MJ is having sex under false pretenses.  She is being tricked into thinking she is giving her heart and body to someone other than who is there.  Someone who ostensibly doesn't feel love for her, she's just one more piece of the puzzle to put in place to complete the perfect picture.  At the very least, he's using her, but given how traumatic it will be if she finds out (maybe, we are talking about the writer who introduced GILF sex into Spider-Man), shouldn't there be at least a red flag telling him, "This might not be a good idea?"
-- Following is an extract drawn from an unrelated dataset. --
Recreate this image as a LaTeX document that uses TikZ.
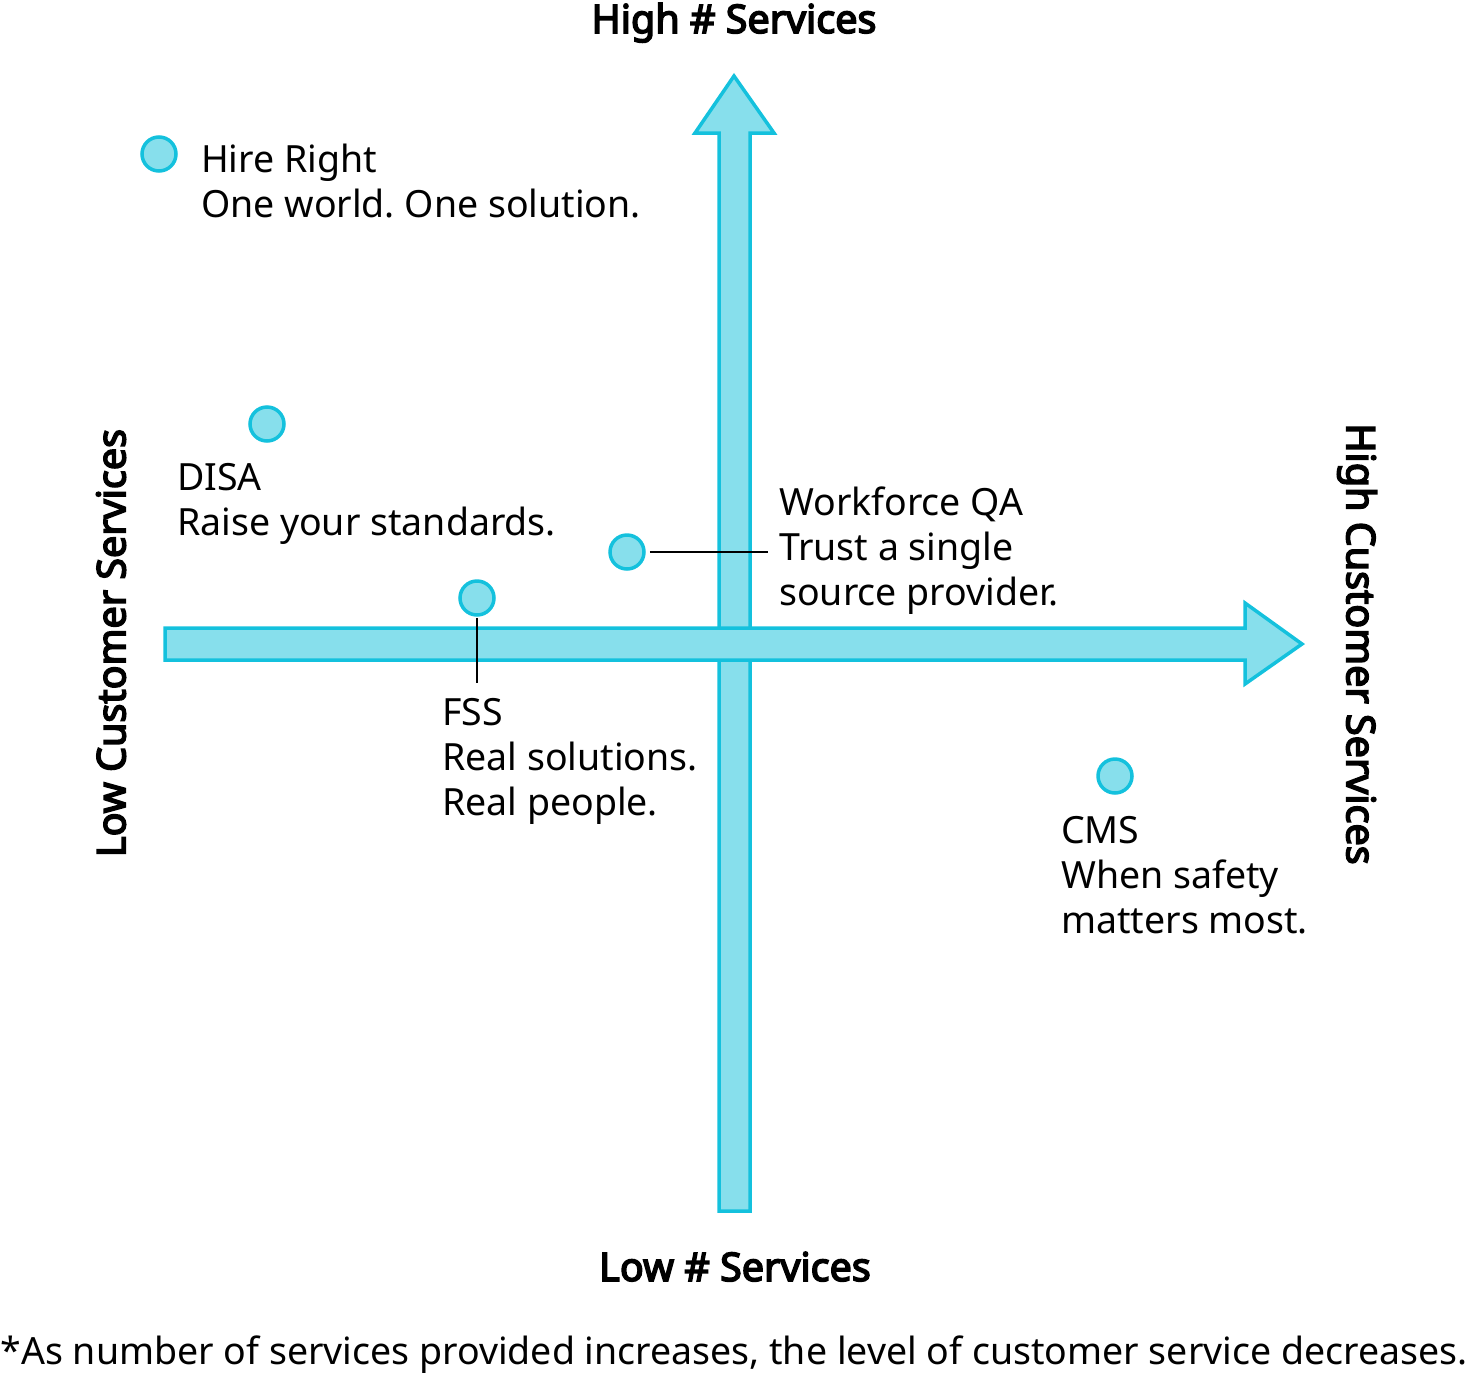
\documentclass[tikz,border=0pt]{standalone}
\usepackage{fontspec}
\setmainfont{Noto Sans}[AutoFakeBold=4]
\definecolor{axstroke}{HTML}{14C1DD}
\definecolor{axfill}{HTML}{87DFEC}
\frenchspacing
\begin{document}
\begin{tikzpicture}[x=1pt,y=-1pt,
  axis/.style={draw=axstroke,fill=axfill,line width=3.5pt,line join=miter},
  dot/.style={circle,draw=axstroke,fill=axfill,line width=3.5pt,minimum size=34pt,inner sep=0pt},
  lbl/.style={anchor=base west,inner sep=0pt,font=\fontsize{37.5}{45}\selectfont},
  axlbl/.style={inner sep=0pt,font=\fontsize{39.5}{46}\selectfont\bfseries},
  leader/.style={draw=black,line width=1.6pt}]
\useasboundingbox (0,0) rectangle (1469,1379);
% vertical axis arrow
\draw[axis] (719,1211) -- (719,133) -- (695,133) -- (734,76) -- (774,133) -- (750,133) -- (750,1211) -- cycle;
% horizontal axis arrow
\draw[axis] (165,628) -- (1245,628) -- (1245,603) -- (1302,644) -- (1245,684) -- (1245,660) -- (165,660) -- cycle;
% axis labels
\node[axlbl,anchor=base] (top) at (734,33) {High \# Services};
\node[axlbl,anchor=base] (bottom) at (735,1281) {Low \# Services};
\node[axlbl,rotate=90] (left) at (111,643) {Low Customer Services};
\node[axlbl,rotate=-90] (right) at (1357,644) {High Customer Services};
% companies
\node[dot] (hr) at (159,154) {};
\node[lbl] (hrt) at (201,172) {\begin{tabular}[t]{@{}l@{}}Hire Right\\One world. One solution.\end{tabular}};
\node[dot] (disa) at (267,424) {};
\node[lbl] (disat) at (177,490) {\begin{tabular}[t]{@{}l@{}}DISA\\Raise your standards.\end{tabular}};
\node[dot] (wf) at (627,552) {};
\node[lbl] (wft) at (779,515) {\begin{tabular}[t]{@{}l@{}}Workforce QA\\Trust a single\\source provider.\end{tabular}};
\coordinate (wfend) at (768,552);
\draw[leader] ([xshift=4pt]wf.east) -- (wfend);
\node[dot] (fss) at (477,598) {};
\node[lbl] (fsst) at (442,725) {\begin{tabular}[t]{@{}l@{}}FSS\\Real solutions.\\Real people.\end{tabular}};
\coordinate (fssend) at (477,683);
\draw[leader] ([yshift=-1pt]fss.south) -- (fssend);
\node[dot] (cms) at (1115,776) {};
\node[lbl] (cmst) at (1061,843) {\begin{tabular}[t]{@{}l@{}}CMS\\When safety\\matters most.\end{tabular}};
% footnote
\node[anchor=base,inner sep=0pt,font=\fontsize{37.5}{42}\selectfont] (note) at (734,1364) {*As number of services provided increases, the level of customer service decreases.};
\end{tikzpicture}
\end{document}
I'm starting to think my lack of success with mainstream comics has nothing to do with my art style.  I think I am lacking a requisite amount of misogyny.

Comments

( 2 comments — Leave a comment )
(Deleted comment)
sinetimore
Dec. 29th, 2012 12:37 am (UTC)
I always wondered who wrote the Cosmo suggestions, because some of them just seemed flat-out stupid. Dan Savage shredded one that read, "When you are out on a nature hike, without him seeing, grab a small rock. When you two are making love, put the rock on his taint and it will drive him wild." Dan correctly pointed out that, any woman who does this, her man is going to stop dead and ask, "Why are you trying to shove a rock up my ass?"

The popular mags are horrible for both genders, but in different ways. Magazines for men and women both lie to their readers. But men's magazines lie in a way that builds guys up -- "You're a cool dude and manly man, and women like this want you." Women's magazines tear women down -- "You'll never be thin enough, pretty enough, smart enough, sexy enough, and men like this will avoid you like the plague."

I honestly wonder how men and women ever connect at all.